Enfin, pour répondre à ta question sur la place des femmes dans le milieu du jeu de rôle, dans le fond, c’est exactement comme la caractérologie. Je ne catégorise le monde des humains, en femmes et en hommes, que pour les soins de l’orthographe et de la grammaire. Le féminin et le masculin sont utiles au respect des règles grammaticales mises en place par des générations de français. Est-ce ma faute si mon langage m’oblige à aller voir ce qu’il y a dans le fond de ton slip ? (Rires) Non.

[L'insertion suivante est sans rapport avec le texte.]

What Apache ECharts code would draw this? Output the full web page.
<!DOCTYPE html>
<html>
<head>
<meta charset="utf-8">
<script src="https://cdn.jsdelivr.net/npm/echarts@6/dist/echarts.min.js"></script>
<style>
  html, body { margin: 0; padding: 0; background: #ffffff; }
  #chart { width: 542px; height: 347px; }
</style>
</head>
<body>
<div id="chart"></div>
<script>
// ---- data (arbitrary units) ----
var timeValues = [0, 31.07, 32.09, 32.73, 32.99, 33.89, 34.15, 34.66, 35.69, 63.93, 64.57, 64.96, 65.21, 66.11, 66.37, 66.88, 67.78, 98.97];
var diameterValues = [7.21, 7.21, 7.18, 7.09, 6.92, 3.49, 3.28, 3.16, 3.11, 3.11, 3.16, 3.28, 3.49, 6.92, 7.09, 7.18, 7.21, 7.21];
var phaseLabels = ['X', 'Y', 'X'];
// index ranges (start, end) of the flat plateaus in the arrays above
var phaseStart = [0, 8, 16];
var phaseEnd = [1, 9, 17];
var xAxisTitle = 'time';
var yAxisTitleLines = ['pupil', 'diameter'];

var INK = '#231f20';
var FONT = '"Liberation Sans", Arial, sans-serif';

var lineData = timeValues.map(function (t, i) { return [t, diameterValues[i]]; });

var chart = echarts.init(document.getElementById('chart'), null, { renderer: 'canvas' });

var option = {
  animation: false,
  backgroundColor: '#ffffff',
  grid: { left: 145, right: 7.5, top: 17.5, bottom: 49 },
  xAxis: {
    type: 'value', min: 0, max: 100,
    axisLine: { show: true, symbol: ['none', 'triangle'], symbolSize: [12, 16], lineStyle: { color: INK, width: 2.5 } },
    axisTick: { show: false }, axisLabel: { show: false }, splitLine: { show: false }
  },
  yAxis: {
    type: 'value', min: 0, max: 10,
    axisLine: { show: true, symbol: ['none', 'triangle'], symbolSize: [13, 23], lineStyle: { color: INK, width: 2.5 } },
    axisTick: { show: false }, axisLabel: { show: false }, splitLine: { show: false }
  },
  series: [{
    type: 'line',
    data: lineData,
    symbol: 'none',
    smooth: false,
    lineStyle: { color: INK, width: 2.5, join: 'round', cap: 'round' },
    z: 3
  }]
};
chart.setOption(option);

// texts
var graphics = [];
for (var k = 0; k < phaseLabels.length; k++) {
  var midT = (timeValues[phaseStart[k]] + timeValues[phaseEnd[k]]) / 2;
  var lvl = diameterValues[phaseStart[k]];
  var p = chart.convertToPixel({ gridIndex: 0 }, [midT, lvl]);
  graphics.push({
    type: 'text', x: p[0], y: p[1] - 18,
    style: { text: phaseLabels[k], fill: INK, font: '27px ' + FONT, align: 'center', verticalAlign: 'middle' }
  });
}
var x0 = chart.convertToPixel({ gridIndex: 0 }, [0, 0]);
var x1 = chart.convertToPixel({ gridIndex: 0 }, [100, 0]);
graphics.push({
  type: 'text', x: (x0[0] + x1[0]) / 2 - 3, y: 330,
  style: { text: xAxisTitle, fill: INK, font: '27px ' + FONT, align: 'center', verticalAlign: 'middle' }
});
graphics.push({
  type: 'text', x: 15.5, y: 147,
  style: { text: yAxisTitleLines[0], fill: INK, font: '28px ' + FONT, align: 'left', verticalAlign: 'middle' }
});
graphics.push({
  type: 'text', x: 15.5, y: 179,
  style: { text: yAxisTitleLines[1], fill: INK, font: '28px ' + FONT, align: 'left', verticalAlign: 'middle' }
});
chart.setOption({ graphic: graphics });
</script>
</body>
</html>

Si tu veux mon avis, pour moi, il y a des êtres humains sur Terre. Certains se trouvent « homme », d’autres se trouvent « femme », et, parmi ces êtres humains, certains jouent au jeu de rôle et d’autres non. Je souhaite qu’il y ait de plus en plus d’êtres humains à jouer au jeu de rôle. Je ne suis pas près de modifier mes jeux pour qu’ils plaisent davantage aux humains qui se disent d’un genre ou d’un autre.
En d’autres termes, tout comme je ne mets pas de femmes à poil devant des tentacules sur les couvertures de mes jeux pour attirer les regards des uns – comme Sans Détour dans la gamme de L’Appel de Cthulhu, par exemple –, je ne mets pas non plus de petits poneys roses sur mes jeux de société pour attirer le regard des unes. Que mon lecteur soit d’un genre ou d’un autre, c’est aussi important pour moi que la couleur de ses chaussures, de ses chaussettes ou de sa peau.
Non. Ce qui compte vraiment, c’est que mes livres et mes jeux parlent au genre humain. Ça, c’est important.
Par ailleurs, concernant la question plus haut des qualités et défauts de ton jeu, tu n'as pas répondu à l'interrogation "Comment faut-il l'aborder pour en profiter le plus possible ?". As-tu quelque chose à ajouter à ce sujet ?
Je pense qu’il faut l’aborder comme n’importe quel autre livre et se dire qu’il ne s’attaque ni au jeu de rôle, ni aux les rôlistes, ni aux éditeurs de jeu de rôle, ni aux membres du GROG. Mon livre s’attaque aux problèmes du jeu de rôle. Ce que mon livre critique vertement, ce sont les préjugés sur le jeu de rôle que tous ces acteurs entretiennent volontairement ou involontairement. Mais, encore une fois, je ne juge jamais les gens, je juge les jeux. Si je n’aimais pas tous les gens que je critique, je ne perdrais pas mon temps à les critiquer.
Quoi qu’il en soit, merci pour le boulot fantastique que vous avez fait jusqu’à aujourd’hui et que vous faites encore, pour le GROG et pour le jeu de rôle. Merci pour les questions, Hervé. Nous avons tous besoin de reconnaître que le monde est un gigantesque jeu de rôle grandeur nature, mais avant cela, il faut y jouer.
Merci à toi, Romaric, pour avoir répondu à cette longue interview.